Si dice "Rango extendido" significa que su respuesta a frecuencia se alargo (Extendio), o sea NO es Woofer, NO es sub Woofer es mas bien un rango medio que llega a frecuencias bajas como un woofer y cubre tambien los tonos medios.

Te puede funcionar bien, pero debes buscar la caja apropiada.

Respecto a la potencia no creo que soporte ni siquiera 100W (Reales)


----------



## petony3 (Jun 1, 2008)

Gracias por tu respuesta nuevmaente, ahora me quedo todo mas claro

Con respecto a los rms como te das cuenta lo que puede soportar ? porque me dijiste que mas de 100 no soporta pero mi home soporta 80 

es decir que miden 18" y apena se escucha mas que mi home theater ? 


gracias nuevamente


----------



## Pablo16 (Jun 1, 2008)

Pueden medir 21" pero la calidad que tienen a simple vista es mala, la bobina quizá no sea mayor a 2". Que sea grande no en todos los casos quiere decir que sea potente.

Saludos.


----------



## Dano (Jun 1, 2008)

Si a ese altavoz le ingresas 100W reales, puedes hacer unos huevos fritos sobre el imán.  

No creo que soporte más de 80W reales, y la sensibilidad no más de 92 Db

Eso es una gran potencia comparada con la de cualquier home, que por lo general entre todos los altavoces sumados no llegan a más de 50 watts con 0.1% de THD.

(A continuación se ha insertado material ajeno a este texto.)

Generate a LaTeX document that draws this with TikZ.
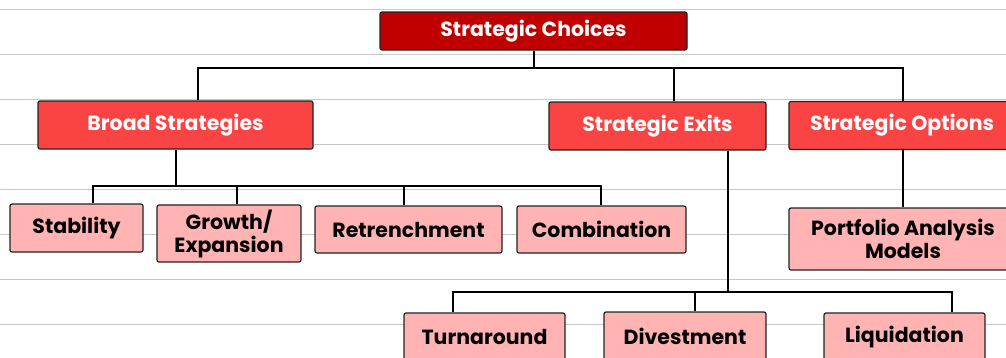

Para un home te va a andar, pero creo el costo de la caja te va a costar más que el propio altavoz


----------



## gaston sj (Jun 2, 2008)

hola en mi opinion aligual que los amigos mas de 80w no le doy por que ? es la pregunta del millon  por que el material de la campana es chapa o sea de bajo coste el iman es chico  otra cosa es que dise usa por todos lados y lo que dise usa es solo para propaganda por que todo el mundo cree que lo de usa es lo mejor.. pero lo que te puedo asegurar es que si le armas una caja un amplificador lindo te va a sonar espectacular para tu casa no hablando de wasadas pero te va a sonar mas que varios home saludos


----------



## petony3 (Jun 2, 2008)

Gracias por las respuestas 

Hoy lleve el parlante a 3 casas de audio y me dijeron las 3 que es un woofer y que rondara los 200 W reales

despúes les cuento si lo quemo o no




saludos


----------



## Dano (Jun 2, 2008)

Graba un video del parlante con los 200w reales


----------